When working with filo pastry it is important to keep all except the sheet you are using covered with clingfilm or a tea towel, otherwise the pastry will dry out. Each piece has to be brushed lightly with oil, so pour about 80ml olive oil into a small bowl and have ready a brush. Take a shallow baking tray or ovenproof dish (the one I use is 20 x 30 x 3cm) and line it with a sheet of filo. Brush the pastry with oil and repeat with 2 further sheets. If necessary cut the sheets and patch them in the dish. Spread the aubergine mixture over the pastry and cover it with 2 more sheets of oiled filo.

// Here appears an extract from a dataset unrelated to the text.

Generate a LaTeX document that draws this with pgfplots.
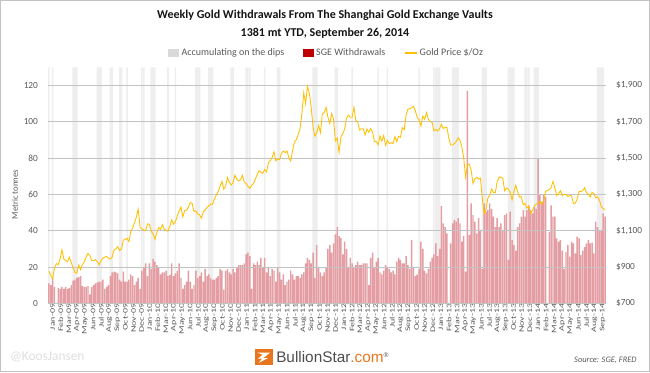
\documentclass[border=0pt]{standalone}
\usepackage{pgfplots}
\pgfplotsset{compat=1.18}
\usepackage{pgfplotstable}
\usepackage{graphicx}
\usepackage{fontspec}
\setmainfont{Carlito}
\newfontfamily\logofont{Liberation Sans}
\definecolor{txt}{RGB}{89,89,89}
\definecolor{gridc}{RGB}{195,195,195}
\definecolor{band}{RGB}{238,238,238}
\definecolor{legband}{RGB}{217,217,217}
\definecolor{barfill}{RGB}{228,158,163}
\definecolor{baredge}{RGB}{192,0,0}
\definecolor{goldc}{RGB}{255,192,0}
\definecolor{orangec}{RGB}{232,118,30}
\definecolor{logogray}{RGB}{77,77,77}
\definecolor{titlec}{RGB}{20,20,20}
\definecolor{wm}{RGB}{222,222,222}
\newcommand{\ml}[1]{\scalebox{1}[0.7]{#1}}

% weekly SGE withdrawals (tonnes), week 0 = 2 Jan 2009 ... week 299 = 26 Sep 2014
\pgfplotstableread[row sep=\\]{v\\
11\\10\\14\\9\\0\\8.5\\8\\9\\8\\9\\8\\8.5\\10\\12.5\\13\\14\\14.5\\15\\9.5\\9\\9\\9.5\\5\\9\\10\\11\\11.5\\12\\12\\13\\8\\9\\10\\15\\17\\17.5\\17\\16.5\\13\\12\\17.5\\12\\12\\13\\16\\15\\10\\12\\14\\8\\18\\20\\
22\\15\\22\\19\\24.5\\23\\21\\20\\16\\17\\17\\18\\15\\15.5\\22\\15\\16.5\\18\\22\\14\\8\\10\\12\\18\\12\\8\\10\\18\\14\\15\\17\\12\\19\\15\\16\\14\\13\\13\\14\\15\\19\\18\\7.5\\18\\19\\17\\16\\19\\17\\20\\21\\21\\21\\
22\\27\\28\\26\\8\\22\\21\\23\\21\\25\\20\\25\\17\\20\\15\\19\\18\\12\\20\\17\\13\\16\\10\\12\\13\\18\\16\\13\\15\\15\\14\\16\\17\\22\\25\\24\\22\\28\\14\\32\\20\\17\\15\\17\\20\\30\\32\\28\\33\\38\\42\\37\\
36\\27\\34\\30\\20\\25\\22\\20\\21\\23\\21\\21\\22\\22\\22\\10\\25\\28\\20\\23\\25\\17\\16\\18\\21\\20\\19\\17\\18\\16\\23\\25\\24\\22\\22\\26\\21\\19\\35\\20\\15\\16\\19\\34\\30\\18\\16.5\\19\\23\\25\\27\\33\\
26\\30\\53.6\\44\\42\\38.5\\0\\33\\44\\46\\45\\47\\44\\34\\37\\17.4\\117\\37.6\\55\\48.6\\45\\38.5\\47\\40\\19\\55\\50.5\\51.4\\55\\52\\47.7\\42\\47\\42\\44\\40\\48.6\\49.5\\24\\50.5\\35\\32\\29\\42\\44\\47.7\\51.4\\47.7\\51.4\\54\\51.4\\49.5\\
53\\52\\79.8\\59.6\\56\\59.6\\58.7\\0\\39.4\\54\\47.7\\47.7\\35.8\\34\\35\\29\\19\\28.4\\32\\25.7\\34\\33\\27.5\\36.7\\35.8\\26.6\\29\\31\\33\\35\\33\\33.4\\27.5\\45\\42\\40\\40\\49.5\\47.7\\
}\withdrawals

% weekly gold price (USD/oz)
\pgfplotstableread[row sep=\\]{p\\
878\\853\\835\\895\\919\\913\\945\\995\\943\\936\\930\\954\\924\\896\\870\\866\\911\\885\\913\\928\\955\\975\\962\\937\\935\\940\\930\\912\\935\\950\\955\\958\\948\\944\\955\\995\\1000\\1012\\990\\1000\\1048\\1052\\1058\\1040\\1095\\1115\\1145\\1175\\1218\\1120\\1110\\1104\\
1100\\1138\\1136\\1097\\1083\\1052\\1090\\1117\\1108\\1133\\1107\\1104\\1098\\1125\\1160\\1136\\1150\\1180\\1210\\1230\\1176\\1212\\1213\\1230\\1256\\1250\\1206\\1210\\1191\\1188\\1169\\1205\\1215\\1228\\1237\\1247\\1246\\1277\\1296\\1316\\1345\\1372\\1328\\1346\\1393\\1366\\1352\\1363\\1406\\1385\\1375\\1380\\1405\\
1369\\1360\\1344\\1333\\1350\\1360\\1385\\1410\\1430\\1421\\1416\\1437\\1424\\1474\\1486\\1504\\1535\\1485\\1494\\1492\\1526\\1539\\1531\\1539\\1502\\1483\\1541\\1590\\1601\\1628\\1663\\1743\\1860\\1800\\1895\\1858\\1780\\1670\\1620\\1640\\1680\\1640\\1745\\1750\\1780\\1725\\1690\\1745\\1717\\1595\\1610\\1531\\
1616\\1635\\1660\\1720\\1737\\1725\\1725\\1780\\1706\\1699\\1655\\1662\\1662\\1628\\1660\\1642\\1663\\1643\\1590\\1591\\1573\\1622\\1593\\1625\\1570\\1598\\1580\\1585\\1580\\1618\\1590\\1620\\1615\\1668\\1656\\1735\\1770\\1772\\1776\\1786\\1760\\1724\\1710\\1676\\1731\\1714\\1750\\1714\\1701\\1696\\1650\\1658\\
1649\\1662\\1687\\1663\\1669\\1668\\1610\\1572\\1572\\1580\\1592\\1612\\1598\\1560\\1501\\1395\\1462\\1467\\1433\\1360\\1385\\1394\\1384\\1390\\1280\\1192\\1222\\1280\\1295\\1330\\1310\\1310\\1370\\1395\\1395\\1390\\1320\\1335\\1330\\1310\\1270\\1316\\1350\\1315\\1285\\1287\\1243\\1250\\1225\\1235\\1195\\1211\\
1238\\1247\\1251\\1264\\1244\\1257\\1318\\1321\\1326\\1338\\1372\\1336\\1294\\1303\\1320\\1293\\1300\\1300\\1288\\1294\\1292\\1250\\1252\\1274\\1316\\1316\\1320\\1337\\1310\\1303\\1285\\1311\\1305\\1280\\1286\\1268\\1232\\1222\\1214\\
}\gold

% weeks marked "accumulating on the dips"
\pgfplotstableread[row sep=\\]{w h\\
0 130\\2 130\\13 130\\14 130\\15 130\\26 130\\27 130\\28 130\\33 130\\34 130\\38 130\\39 130\\42 130\\50 130\\51 130\\55 130\\56 130\\57 130\\64 130\\68 130\\79 130\\80 130\\81 130\\86 130\\87 130\\88 130\\98 130\\99 130\\106 130\\107 130\\108 130\\116 130\\123 130\\124 130\\142 130\\143 130\\144 130\\154 130\\155 130\\163 130\\177 130\\182 130\\199 130\\207 130\\208 130\\209 130\\210 130\\217 130\\218 130\\219 130\\220 130\\233 130\\234 130\\235 130\\247 130\\248 130\\249 130\\250 130\\256 130\\257 130\\258 130\\261 130\\262 130\\263 130\\295 130\\296 130\\297 130\\298 130\\
}\bands

\begin{document}
\begin{tikzpicture}
\useasboundingbox (0,0) rectangle (487.5pt,279pt);
\draw[gridc, line width=0.75pt] (0.4pt,0.4pt) rectangle (487.1pt,278.6pt);

\begin{axis}[
  at={(36pt,51.5pt)}, anchor=south west,
  scale only axis, width=418.5pt, height=177pt,
  xmin=-0.5, xmax=299.5, ymin=0, ymax=130,
  ytick={0,20,...,120},
  xtick={-0.14,4.208,...,296},
  xticklabels={\ml{Jan-09},\ml{Feb-09},\ml{Mar-09},\ml{Apr-09},\ml{May-09},\ml{Jun-09},\ml{Jul-09},\ml{Aug-09},\ml{Sep-09},\ml{Oct-09},\ml{Nov-09},\ml{Dec-09},
    \ml{Jan-10},\ml{Feb-10},\ml{Mar-10},\ml{Apr-10},\ml{May-10},\ml{Jun-10},\ml{Jul-10},\ml{Aug-10},\ml{Sep-10},\ml{Oct-10},\ml{Nov-10},\ml{Dec-10},
    \ml{Jan-11},\ml{Feb-11},\ml{Mar-11},\ml{Apr-11},\ml{May-11},\ml{Jun-11},\ml{Jul-11},\ml{Aug-11},\ml{Sep-11},\ml{Oct-11},\ml{Nov-11},\ml{Dec-11},
    \ml{Jan-12},\ml{Feb-12},\ml{Mar-12},\ml{Apr-12},\ml{May-12},\ml{Jun-12},\ml{Jul-12},\ml{Aug-12},\ml{Sep-12},\ml{Oct-12},\ml{Nov-12},\ml{Dec-12},
    \ml{Jan-13},\ml{Feb-13},\ml{Mar-13},\ml{Apr-13},\ml{May-13},\ml{Jun-13},\ml{Jul-13},\ml{Aug-13},\ml{Sep-13},\ml{Oct-13},\ml{Nov-13},\ml{Dec-13},
    \ml{Jan-14},\ml{Feb-14},\ml{Mar-14},\ml{Apr-14},\ml{May-14},\ml{Jun-14},\ml{Jul-14},\ml{Aug-14},\ml{Sep-14}},
  xticklabel style={rotate=90, anchor=east, inner sep=0pt, yshift=-3pt, font=\fontsize{7.5}{7.5}\selectfont, text=txt},
  yticklabel style={font=\fontsize{7}{7}\selectfont, text=txt, xshift=-4pt},
  /pgf/number format/assume math mode=true,
  axis line style={draw=none},
  major tick length=0pt,
  legend style={at={(0.5,1)}, anchor=center, yshift=10.75pt, draw=none, fill=none,
    legend columns=3, font=\fontsize{7.5}{8}\selectfont, text=txt,
    /tikz/every even column/.append style={column sep=12pt}},
]
\addplot[ybar, bar width=0.85, bar shift=0pt, fill=band, draw=none, forget plot] table[x=w, y=h]{\bands};
\addplot[ybar, bar width=0.78, bar shift=0pt, fill=barfill, draw=none, forget plot] table[x expr=\coordindex, y=v]{\withdrawals};
\addlegendimage{legend image code/.code={\fill[legband] (0pt,-2.7pt) rectangle (7.5pt,2.7pt);}}
\addlegendentry{Accumulating on the dips}
\addlegendimage{legend image code/.code={\fill[baredge] (0pt,-2.7pt) rectangle (7.5pt,2.7pt);}}
\addlegendentry{SGE Withdrawals}
\addlegendimage{legend image code/.code={\draw[goldc, line width=0.8pt] (0pt,0pt) -- (9pt,0pt);}}
\addlegendentry{Gold Price \$/Oz}
\end{axis}

\begin{axis}[
  at={(36pt,51.5pt)}, anchor=south west,
  scale only axis, width=418.5pt, height=177pt,
  xmin=-0.5, xmax=299.5, ymin=700, ymax=2000,
  xtick=\empty,
  ytick={700,900,...,1900},
  yticklabels={{\$700},{\$900},{\$1,100},{\$1,300},{\$1,500},{\$1,700},{\$1,900}},
  yticklabel pos=right,
  yticklabel style={font=\fontsize{7}{7}\selectfont, text=txt, xshift=4pt},
  ymajorgrids, grid style={gridc, line width=0.6pt},
  axis line style={draw=none},
  major tick length=0pt,
]
\addplot[goldc, line width=0.65pt, no markers] table[x expr=\coordindex, y=p]{\gold};
\end{axis}

\node[rotate=90, font=\fontsize{6.5}{7}\selectfont, text=txt] at (11.25pt,133pt) {Metric tonnes};

\node[font=\bfseries\fontsize{9}{11}\selectfont, text=titlec] at (243.75pt,267.75pt) {Weekly Gold Withdrawals From The Shanghai Gold Exchange Vaults};
\node[font=\bfseries\fontsize{9}{11}\selectfont, text=titlec] at (243.75pt,254.25pt) {1381 mt YTD, September 26, 2014};

\node[anchor=west, font=\fontsize{10}{12}\selectfont, text=wm] at (4pt,11.5pt) {@KoosJansen};
\node[anchor=east, font=\itshape\fontsize{6.3}{7}\selectfont, text=txt] at (481pt,9pt) {Source: SGE, FRED};

\fill[orangec] (191pt,5.5pt) rectangle (204.5pt,17pt);
\fill[white] (193pt,14.5pt) -- (202.5pt,14.5pt) -- (197.5pt,10.5pt) -- (201pt,10.5pt) -- (194pt,6.8pt) -- (196.5pt,10pt) -- (193.5pt,10pt) -- (197pt,13pt) -- cycle;
\node[anchor=west, inner sep=0pt, font=\logofont\fontsize{11.5}{12}\selectfont] at (207pt,11pt) {\textcolor{logogray}{BullionStar}\textcolor{orangec}{.com}\textsuperscript{\textcolor{logogray}{\fontsize{5}{5}\selectfont\textregistered}}};
\end{tikzpicture}
\end{document}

Sprinkle half the cheese over this and cover again with 2 sheets of filo. Scatter the remaining cheese over this layer, cover with 2 more sheets of pastry. Score the top lightly into serving pieces, but do not cut through.

Bake until golden, about 30–35 minutes. Leave the pie for 10 minutes before serving.

Variations

Spinach filo pie (Spanokopitta) This Greek pie is made in the same way as the aubergine pie. Replace the aubergine by 1kg fresh spinach, blanched and chopped, or the equivalent amount of frozen spinach, thawed and chopped. Combine the spinach with the sautéed onion, the garlic and a large handful of chopped parsley instead of the oregano. Season with salt, pepper and a little nutmeg. Omit the passata and stir in the cheese. Line the dish with half of the pastry, make a layer of the spinach mixture and cover with the rest of the pastry. Bake as above.

Aubergine or spinach parcels or triangles Make small parcels or triangles of filo pastry (p. 493) filled with a spoonful of the aubergine or spinach mixture above, lay them on a baking sheet and bake for 15–20 minutes at 190°C, 375°F, gas 5. Serve warm.

Moussaka

This Middle Eastern dish has many variations, some with potato, some with fresh meat, some with no meat at all, some with a tomato sauce. It is a dish to experiment with, rather than a formula to follow. Moussaka can be prepared a day in advance as far as layering the vegetables and meat sauce and kept refrigerated. Let it come to room temperature and heat the oven while you make the sauce.

For 4–5

2 large potatoes, peeled

2 medium aubergines

oil for frying

2 onions, peeled and chopped

2–3 garlic cloves, peeled and chopped

500g cooked or raw lamb or beef, cubed or minced

2 tbs tomato purée

1 tsp cinnamon

salt and freshly ground pepper

For the sauce

15g butter

1 tbs plain flour

300ml hot milk or stock or half and half

grated nutmeg

salt and freshly ground pepper

150g grated Parmesan or Gruyère

Parboil the potatoes for 10–12 minutes, drain and slice them. Slice the aubergines. To prevent them absorbing too much oil, parboil them or salt and leave to drain (pp. 95, 105) Fry the aubergine slices lightly in oil until they are golden on both sides. Drain them on kitchen paper, and fry the potatoes briefly in the same oil. Drain them too. Wipe the pan clean and put in 2 tbs new oil. Add the onion, cover the pan and sweat* gently over low heat until soft. Add the garlic, meat, tomato purée and seasonings. Stir well; if you are using cooked meat, heat through gently for about 10 minutes. If it is fresh meat, cook it until tender, about 20 minutes.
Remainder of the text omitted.